■ STATED GOAL
Where a line holds the string "with", return that line.

■ DATA
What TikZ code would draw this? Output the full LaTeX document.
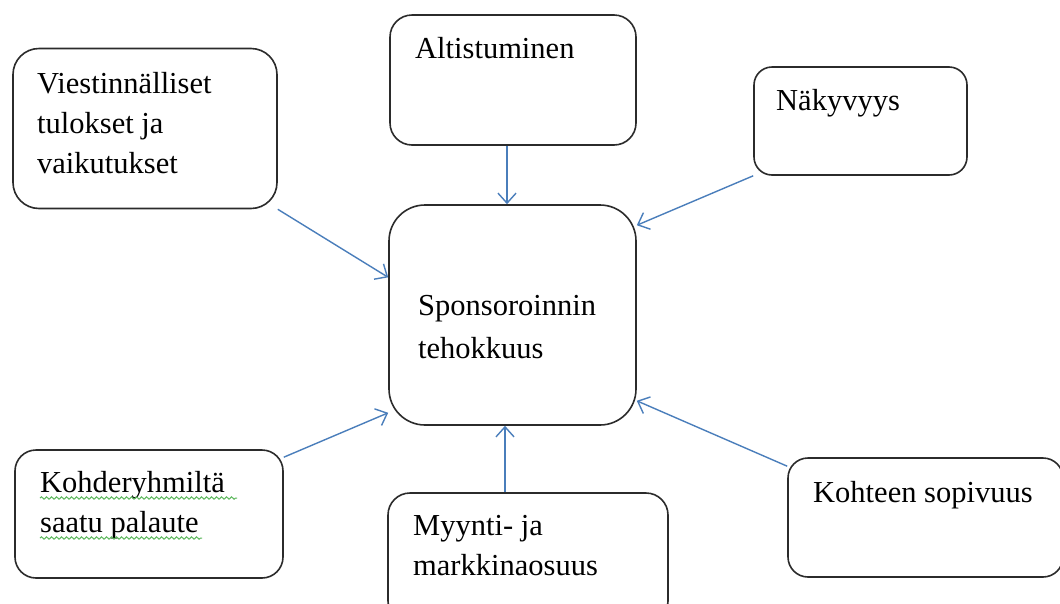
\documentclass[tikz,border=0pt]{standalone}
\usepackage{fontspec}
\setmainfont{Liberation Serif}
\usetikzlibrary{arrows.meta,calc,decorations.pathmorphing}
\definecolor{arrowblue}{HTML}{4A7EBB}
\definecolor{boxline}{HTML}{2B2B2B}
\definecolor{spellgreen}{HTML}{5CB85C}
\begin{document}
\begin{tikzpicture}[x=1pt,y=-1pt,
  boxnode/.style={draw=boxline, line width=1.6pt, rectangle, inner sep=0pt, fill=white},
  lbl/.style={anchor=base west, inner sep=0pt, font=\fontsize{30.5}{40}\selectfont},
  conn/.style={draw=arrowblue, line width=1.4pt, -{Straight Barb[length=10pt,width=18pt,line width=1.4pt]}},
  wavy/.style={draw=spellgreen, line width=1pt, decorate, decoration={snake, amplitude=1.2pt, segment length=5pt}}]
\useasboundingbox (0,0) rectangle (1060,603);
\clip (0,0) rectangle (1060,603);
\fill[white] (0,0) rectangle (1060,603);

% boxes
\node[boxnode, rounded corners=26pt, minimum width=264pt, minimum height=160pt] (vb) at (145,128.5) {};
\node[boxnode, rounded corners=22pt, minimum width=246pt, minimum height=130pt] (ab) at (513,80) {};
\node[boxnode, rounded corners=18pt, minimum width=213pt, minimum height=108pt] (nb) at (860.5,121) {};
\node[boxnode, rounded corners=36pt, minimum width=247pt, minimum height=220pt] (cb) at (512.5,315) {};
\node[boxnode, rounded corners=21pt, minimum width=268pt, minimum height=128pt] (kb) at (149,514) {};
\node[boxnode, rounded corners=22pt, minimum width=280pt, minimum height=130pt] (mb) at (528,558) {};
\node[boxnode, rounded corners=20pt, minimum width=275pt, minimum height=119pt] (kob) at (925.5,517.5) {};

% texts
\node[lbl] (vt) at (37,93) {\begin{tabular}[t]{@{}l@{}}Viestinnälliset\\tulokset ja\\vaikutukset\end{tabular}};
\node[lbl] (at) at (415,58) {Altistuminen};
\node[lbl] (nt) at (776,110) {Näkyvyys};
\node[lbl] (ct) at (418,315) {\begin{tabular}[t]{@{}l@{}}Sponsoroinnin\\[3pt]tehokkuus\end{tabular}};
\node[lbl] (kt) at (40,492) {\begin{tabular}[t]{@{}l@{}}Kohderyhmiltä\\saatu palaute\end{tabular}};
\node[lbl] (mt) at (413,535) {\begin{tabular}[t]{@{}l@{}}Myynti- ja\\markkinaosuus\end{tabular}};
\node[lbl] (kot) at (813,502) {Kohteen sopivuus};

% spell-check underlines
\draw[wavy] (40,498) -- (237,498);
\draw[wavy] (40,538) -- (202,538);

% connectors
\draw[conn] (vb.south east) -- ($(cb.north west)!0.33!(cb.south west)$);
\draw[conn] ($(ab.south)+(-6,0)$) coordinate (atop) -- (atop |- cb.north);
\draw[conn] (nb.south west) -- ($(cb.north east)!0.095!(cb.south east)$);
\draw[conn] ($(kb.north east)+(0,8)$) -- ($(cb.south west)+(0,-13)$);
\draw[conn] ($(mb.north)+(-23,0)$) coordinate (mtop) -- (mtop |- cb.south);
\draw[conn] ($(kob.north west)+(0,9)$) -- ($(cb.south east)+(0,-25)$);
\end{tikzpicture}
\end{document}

--

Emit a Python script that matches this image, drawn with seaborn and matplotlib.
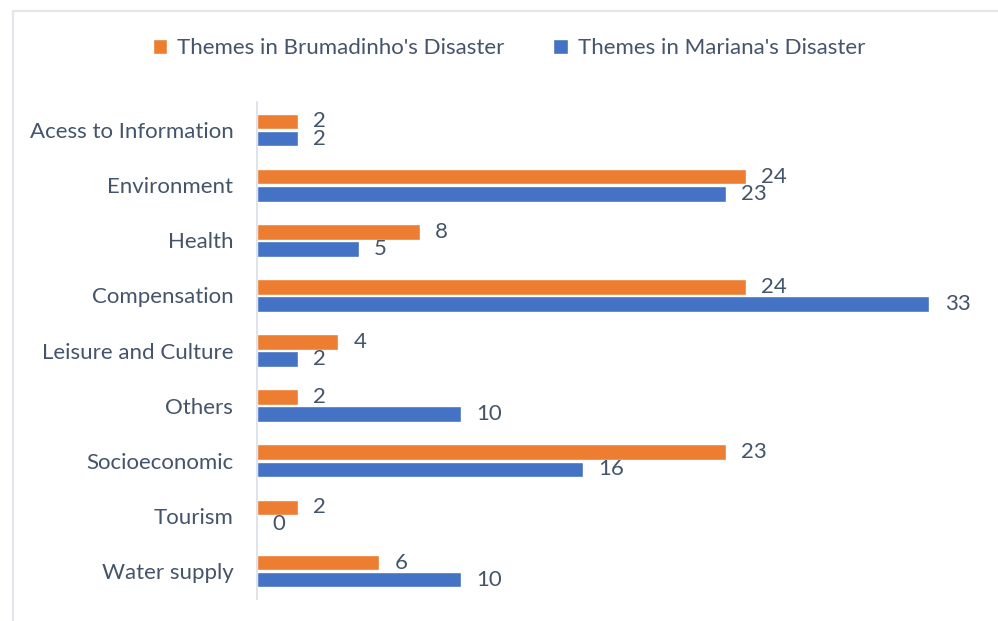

* * *

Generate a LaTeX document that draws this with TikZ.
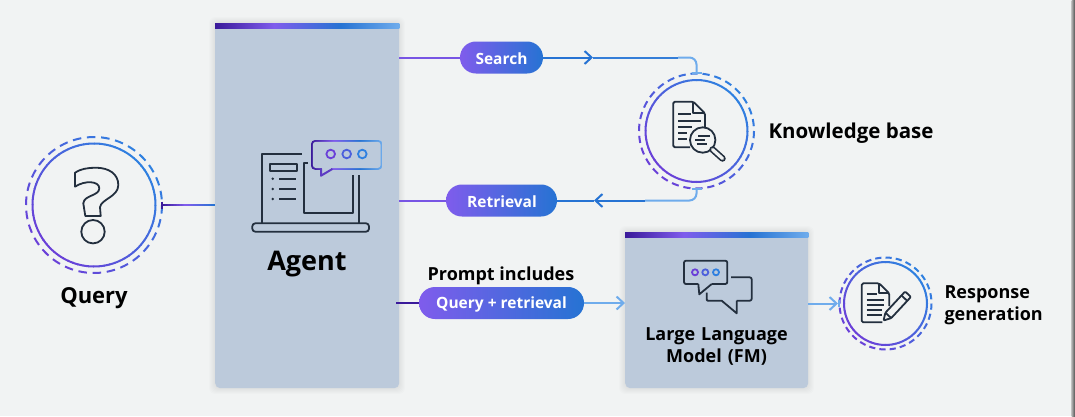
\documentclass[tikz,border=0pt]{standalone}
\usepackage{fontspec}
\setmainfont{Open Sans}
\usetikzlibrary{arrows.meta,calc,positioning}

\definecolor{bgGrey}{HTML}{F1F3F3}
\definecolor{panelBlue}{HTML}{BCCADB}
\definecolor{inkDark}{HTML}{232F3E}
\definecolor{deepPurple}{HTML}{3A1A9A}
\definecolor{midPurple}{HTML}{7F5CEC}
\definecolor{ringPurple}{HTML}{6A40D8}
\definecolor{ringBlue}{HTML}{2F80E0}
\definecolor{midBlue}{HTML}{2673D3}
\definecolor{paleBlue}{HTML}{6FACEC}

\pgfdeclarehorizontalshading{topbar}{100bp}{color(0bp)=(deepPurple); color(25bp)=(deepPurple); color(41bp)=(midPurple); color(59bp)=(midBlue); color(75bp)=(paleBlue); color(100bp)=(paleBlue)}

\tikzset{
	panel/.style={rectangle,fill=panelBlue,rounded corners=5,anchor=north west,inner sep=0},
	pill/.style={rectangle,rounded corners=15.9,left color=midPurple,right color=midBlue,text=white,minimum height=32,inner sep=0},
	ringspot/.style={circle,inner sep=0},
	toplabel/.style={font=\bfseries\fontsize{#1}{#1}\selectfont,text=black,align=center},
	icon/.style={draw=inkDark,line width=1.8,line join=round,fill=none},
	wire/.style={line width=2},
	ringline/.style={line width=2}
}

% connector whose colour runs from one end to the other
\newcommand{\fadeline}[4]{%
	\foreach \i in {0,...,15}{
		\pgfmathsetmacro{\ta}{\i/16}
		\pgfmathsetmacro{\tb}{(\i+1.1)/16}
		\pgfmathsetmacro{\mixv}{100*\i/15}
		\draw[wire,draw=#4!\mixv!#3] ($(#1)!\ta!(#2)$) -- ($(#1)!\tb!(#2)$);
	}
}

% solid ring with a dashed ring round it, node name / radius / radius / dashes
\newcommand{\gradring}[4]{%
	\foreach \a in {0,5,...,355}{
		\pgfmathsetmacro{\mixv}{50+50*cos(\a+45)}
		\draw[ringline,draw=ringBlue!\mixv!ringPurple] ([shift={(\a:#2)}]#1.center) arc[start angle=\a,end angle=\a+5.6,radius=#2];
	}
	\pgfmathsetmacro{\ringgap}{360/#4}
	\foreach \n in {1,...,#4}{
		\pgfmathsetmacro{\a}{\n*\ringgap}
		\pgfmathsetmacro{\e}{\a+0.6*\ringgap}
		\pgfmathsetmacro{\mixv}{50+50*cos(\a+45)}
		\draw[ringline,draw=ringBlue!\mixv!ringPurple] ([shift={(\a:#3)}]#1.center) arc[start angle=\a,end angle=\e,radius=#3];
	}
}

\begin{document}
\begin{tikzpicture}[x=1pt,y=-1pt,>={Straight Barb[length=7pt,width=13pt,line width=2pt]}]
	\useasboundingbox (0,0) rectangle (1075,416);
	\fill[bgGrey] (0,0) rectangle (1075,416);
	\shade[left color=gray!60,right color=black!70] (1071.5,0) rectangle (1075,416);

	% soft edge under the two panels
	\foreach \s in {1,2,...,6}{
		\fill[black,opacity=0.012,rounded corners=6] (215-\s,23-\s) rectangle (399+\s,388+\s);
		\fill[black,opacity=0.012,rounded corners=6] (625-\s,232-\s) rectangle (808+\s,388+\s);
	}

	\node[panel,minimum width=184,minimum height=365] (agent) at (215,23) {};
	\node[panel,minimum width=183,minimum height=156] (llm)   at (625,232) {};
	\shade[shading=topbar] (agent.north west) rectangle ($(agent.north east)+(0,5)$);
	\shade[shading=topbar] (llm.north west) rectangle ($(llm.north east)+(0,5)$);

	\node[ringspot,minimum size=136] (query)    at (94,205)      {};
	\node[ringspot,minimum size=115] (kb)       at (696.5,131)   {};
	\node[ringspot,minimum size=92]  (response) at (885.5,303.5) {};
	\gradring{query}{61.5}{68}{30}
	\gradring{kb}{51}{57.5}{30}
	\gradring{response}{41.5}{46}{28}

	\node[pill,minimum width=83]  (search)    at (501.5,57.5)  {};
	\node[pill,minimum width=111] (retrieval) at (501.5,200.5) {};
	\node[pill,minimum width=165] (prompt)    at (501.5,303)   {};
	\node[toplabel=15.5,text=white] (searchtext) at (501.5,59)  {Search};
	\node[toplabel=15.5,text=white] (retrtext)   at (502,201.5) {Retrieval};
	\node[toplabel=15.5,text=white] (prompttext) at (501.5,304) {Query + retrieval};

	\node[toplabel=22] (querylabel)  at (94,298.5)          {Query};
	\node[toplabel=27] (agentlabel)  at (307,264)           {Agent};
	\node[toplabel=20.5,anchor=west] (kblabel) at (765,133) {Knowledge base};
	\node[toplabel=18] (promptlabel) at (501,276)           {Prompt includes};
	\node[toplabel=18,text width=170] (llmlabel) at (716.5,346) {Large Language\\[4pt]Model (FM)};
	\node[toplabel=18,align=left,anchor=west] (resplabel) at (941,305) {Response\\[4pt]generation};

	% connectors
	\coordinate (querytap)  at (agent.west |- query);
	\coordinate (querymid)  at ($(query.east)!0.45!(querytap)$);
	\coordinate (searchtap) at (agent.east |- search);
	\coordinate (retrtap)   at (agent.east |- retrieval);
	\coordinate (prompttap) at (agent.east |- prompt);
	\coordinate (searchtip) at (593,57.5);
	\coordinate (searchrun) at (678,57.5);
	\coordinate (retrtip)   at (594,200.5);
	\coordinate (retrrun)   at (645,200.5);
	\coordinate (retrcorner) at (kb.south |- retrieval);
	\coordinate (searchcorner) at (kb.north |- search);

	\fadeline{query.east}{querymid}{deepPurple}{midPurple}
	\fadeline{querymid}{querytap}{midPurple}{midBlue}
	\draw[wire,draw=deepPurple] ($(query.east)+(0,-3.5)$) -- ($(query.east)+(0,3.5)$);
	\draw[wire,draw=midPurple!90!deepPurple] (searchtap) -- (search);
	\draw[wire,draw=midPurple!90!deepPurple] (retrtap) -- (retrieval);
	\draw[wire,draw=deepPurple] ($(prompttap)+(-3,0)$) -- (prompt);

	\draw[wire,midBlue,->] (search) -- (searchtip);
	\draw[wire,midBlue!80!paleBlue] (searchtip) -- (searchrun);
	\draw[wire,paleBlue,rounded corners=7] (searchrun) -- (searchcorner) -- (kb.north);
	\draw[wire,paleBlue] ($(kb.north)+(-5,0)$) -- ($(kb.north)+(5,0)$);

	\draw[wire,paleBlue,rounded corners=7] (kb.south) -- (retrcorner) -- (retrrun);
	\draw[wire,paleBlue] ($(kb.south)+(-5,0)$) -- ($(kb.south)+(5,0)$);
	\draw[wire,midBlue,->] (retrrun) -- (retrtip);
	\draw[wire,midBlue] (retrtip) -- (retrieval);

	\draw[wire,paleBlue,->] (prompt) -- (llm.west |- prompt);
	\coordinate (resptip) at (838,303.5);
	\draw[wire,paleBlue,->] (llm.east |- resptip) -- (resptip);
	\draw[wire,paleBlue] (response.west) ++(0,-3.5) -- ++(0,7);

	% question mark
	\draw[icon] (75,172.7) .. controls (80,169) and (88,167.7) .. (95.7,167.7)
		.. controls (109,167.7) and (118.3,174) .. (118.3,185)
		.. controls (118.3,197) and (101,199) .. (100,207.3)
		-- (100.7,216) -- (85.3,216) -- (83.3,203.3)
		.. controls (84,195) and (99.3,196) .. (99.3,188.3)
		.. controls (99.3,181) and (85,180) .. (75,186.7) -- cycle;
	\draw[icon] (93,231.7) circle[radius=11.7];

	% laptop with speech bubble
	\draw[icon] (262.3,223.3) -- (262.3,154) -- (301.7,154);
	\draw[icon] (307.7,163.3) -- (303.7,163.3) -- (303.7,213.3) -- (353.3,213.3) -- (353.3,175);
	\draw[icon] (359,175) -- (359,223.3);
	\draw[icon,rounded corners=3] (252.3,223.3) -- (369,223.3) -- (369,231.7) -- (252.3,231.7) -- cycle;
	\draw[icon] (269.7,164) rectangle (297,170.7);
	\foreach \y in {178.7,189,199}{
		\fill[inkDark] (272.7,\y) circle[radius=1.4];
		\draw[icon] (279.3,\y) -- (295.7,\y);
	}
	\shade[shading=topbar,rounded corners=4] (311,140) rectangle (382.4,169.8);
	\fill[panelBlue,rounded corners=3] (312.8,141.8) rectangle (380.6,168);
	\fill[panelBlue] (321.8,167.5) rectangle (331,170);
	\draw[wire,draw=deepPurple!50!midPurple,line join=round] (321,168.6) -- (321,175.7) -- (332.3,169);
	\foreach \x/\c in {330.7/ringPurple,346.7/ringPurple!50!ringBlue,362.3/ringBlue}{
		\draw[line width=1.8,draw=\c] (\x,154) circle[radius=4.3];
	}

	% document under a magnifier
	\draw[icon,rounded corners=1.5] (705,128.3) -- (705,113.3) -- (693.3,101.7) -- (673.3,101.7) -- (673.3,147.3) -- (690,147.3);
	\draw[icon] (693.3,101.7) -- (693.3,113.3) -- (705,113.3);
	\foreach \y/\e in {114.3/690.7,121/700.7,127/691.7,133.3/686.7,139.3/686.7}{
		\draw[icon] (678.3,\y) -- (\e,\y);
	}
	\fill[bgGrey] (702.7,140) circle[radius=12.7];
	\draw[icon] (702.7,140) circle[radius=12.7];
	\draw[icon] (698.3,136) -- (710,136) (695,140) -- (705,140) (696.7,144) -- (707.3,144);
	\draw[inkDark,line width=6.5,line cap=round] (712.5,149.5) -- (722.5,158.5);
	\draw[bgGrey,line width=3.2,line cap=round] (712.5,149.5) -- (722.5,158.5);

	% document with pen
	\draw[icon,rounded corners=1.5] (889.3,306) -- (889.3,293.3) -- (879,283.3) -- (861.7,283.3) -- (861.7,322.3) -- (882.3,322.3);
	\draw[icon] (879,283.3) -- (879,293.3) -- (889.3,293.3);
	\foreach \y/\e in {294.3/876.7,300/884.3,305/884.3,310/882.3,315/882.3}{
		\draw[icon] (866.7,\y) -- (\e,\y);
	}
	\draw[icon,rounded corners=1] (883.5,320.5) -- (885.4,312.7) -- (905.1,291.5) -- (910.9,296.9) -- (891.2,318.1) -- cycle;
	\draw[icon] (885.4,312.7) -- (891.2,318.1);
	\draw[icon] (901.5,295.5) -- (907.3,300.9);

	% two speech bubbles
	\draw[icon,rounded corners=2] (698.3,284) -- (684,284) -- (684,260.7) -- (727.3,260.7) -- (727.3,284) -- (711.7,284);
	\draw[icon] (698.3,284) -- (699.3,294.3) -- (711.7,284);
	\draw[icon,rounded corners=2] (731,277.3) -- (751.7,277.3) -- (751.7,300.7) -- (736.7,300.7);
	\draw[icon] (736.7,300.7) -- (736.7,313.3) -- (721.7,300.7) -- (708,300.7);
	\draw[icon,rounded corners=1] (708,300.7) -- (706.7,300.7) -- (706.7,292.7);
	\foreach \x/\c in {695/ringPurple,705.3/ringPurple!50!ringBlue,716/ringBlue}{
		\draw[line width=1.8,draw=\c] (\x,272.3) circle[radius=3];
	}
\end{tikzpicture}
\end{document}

■ TASK RESPONSE
Emit a Python script that matches this image, drawn with seaborn and matplotlib.
Generate a LaTeX document that draws this with TikZ.
% solid ring with a dashed ring round it, node name / radius / radius / dashes
	% laptop with speech bubble
	% document with pen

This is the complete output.